[Start of SUPPLIED INFORMATION]

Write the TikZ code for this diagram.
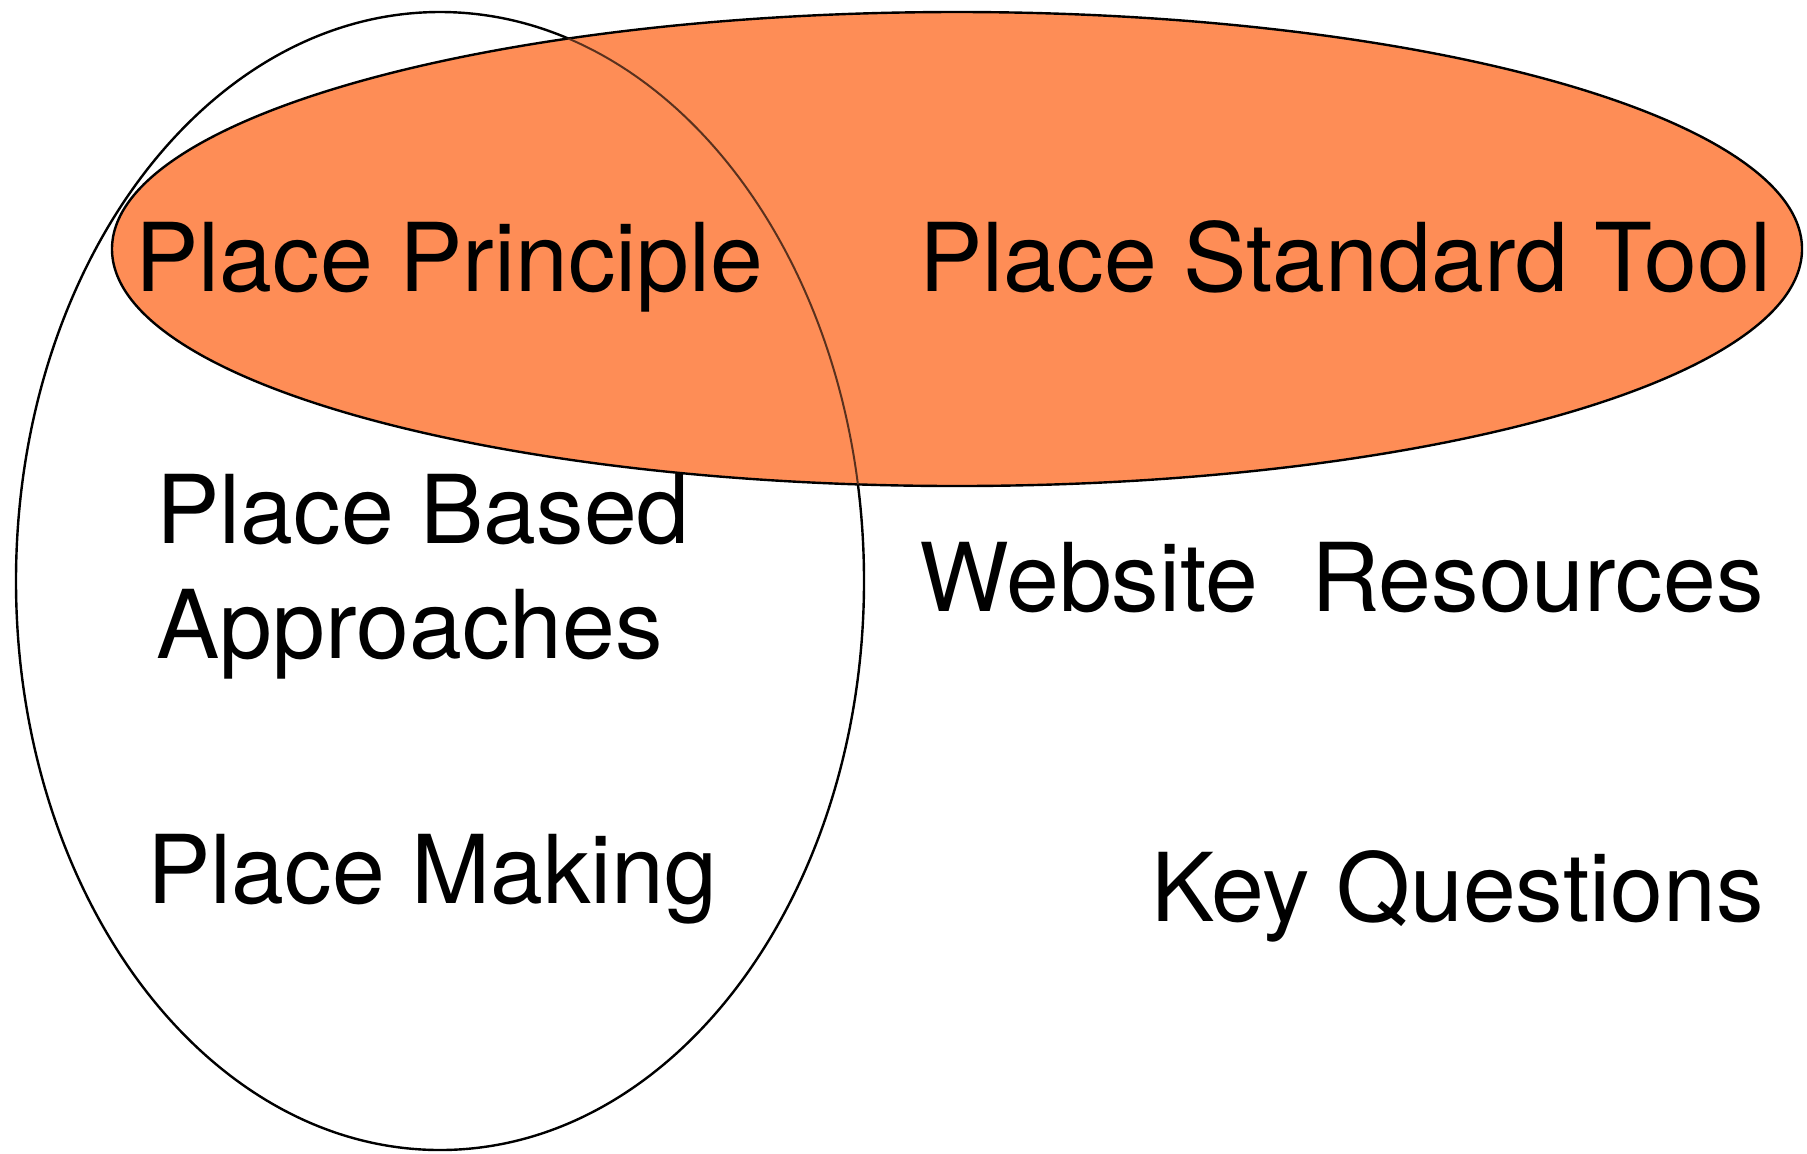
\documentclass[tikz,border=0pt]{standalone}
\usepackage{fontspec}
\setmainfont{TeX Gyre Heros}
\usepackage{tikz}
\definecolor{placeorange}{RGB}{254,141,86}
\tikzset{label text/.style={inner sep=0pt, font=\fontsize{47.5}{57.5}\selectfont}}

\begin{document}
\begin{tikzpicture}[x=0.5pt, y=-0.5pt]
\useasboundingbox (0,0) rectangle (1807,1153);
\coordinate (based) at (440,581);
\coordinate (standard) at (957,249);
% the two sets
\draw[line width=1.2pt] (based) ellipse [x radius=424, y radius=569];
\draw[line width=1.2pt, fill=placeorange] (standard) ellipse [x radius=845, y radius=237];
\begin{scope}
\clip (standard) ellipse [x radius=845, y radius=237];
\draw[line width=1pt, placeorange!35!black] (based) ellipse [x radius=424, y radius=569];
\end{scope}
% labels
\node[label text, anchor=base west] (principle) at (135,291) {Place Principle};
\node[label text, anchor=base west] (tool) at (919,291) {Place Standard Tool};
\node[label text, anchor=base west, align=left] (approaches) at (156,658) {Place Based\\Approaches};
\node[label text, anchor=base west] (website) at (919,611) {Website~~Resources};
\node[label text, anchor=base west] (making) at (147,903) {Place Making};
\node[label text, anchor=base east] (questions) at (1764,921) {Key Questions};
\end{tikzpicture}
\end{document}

[End of SUPPLIED INFORMATION]

SHORT EXERCISE: Your task is to repeat the data above exactly while excluding the pictures.

COMPLETE ANSWER:
Write the TikZ code for this diagram.
\documentclass[tikz,border=0pt]{standalone}
\usepackage{fontspec}
\setmainfont{TeX Gyre Heros}
\usepackage{tikz}
\definecolor{placeorange}{RGB}{254,141,86}
\tikzset{label text/.style={inner sep=0pt, font=\fontsize{47.5}{57.5}\selectfont}}

\begin{document}
\begin{tikzpicture}[x=0.5pt, y=-0.5pt]
\useasboundingbox (0,0) rectangle (1807,1153);
\coordinate (based) at (440,581);
\coordinate (standard) at (957,249);
% the two sets
\draw[line width=1.2pt] (based) ellipse [x radius=424, y radius=569];
\draw[line width=1.2pt, fill=placeorange] (standard) ellipse [x radius=845, y radius=237];
\begin{scope}
\clip (standard) ellipse [x radius=845, y radius=237];
\draw[line width=1pt, placeorange!35!black] (based) ellipse [x radius=424, y radius=569];
\end{scope}
% labels
\node[label text, anchor=base west] (principle) at (135,291) {Place Principle};
\node[label text, anchor=base west] (tool) at (919,291) {Place Standard Tool};
\node[label text, anchor=base west, align=left] (approaches) at (156,658) {Place Based\\Approaches};
\node[label text, anchor=base west] (website) at (919,611) {Website~~Resources};
\node[label text, anchor=base west] (making) at (147,903) {Place Making};
\node[label text, anchor=base east] (questions) at (1764,921) {Key Questions};
\end{tikzpicture}
\end{document}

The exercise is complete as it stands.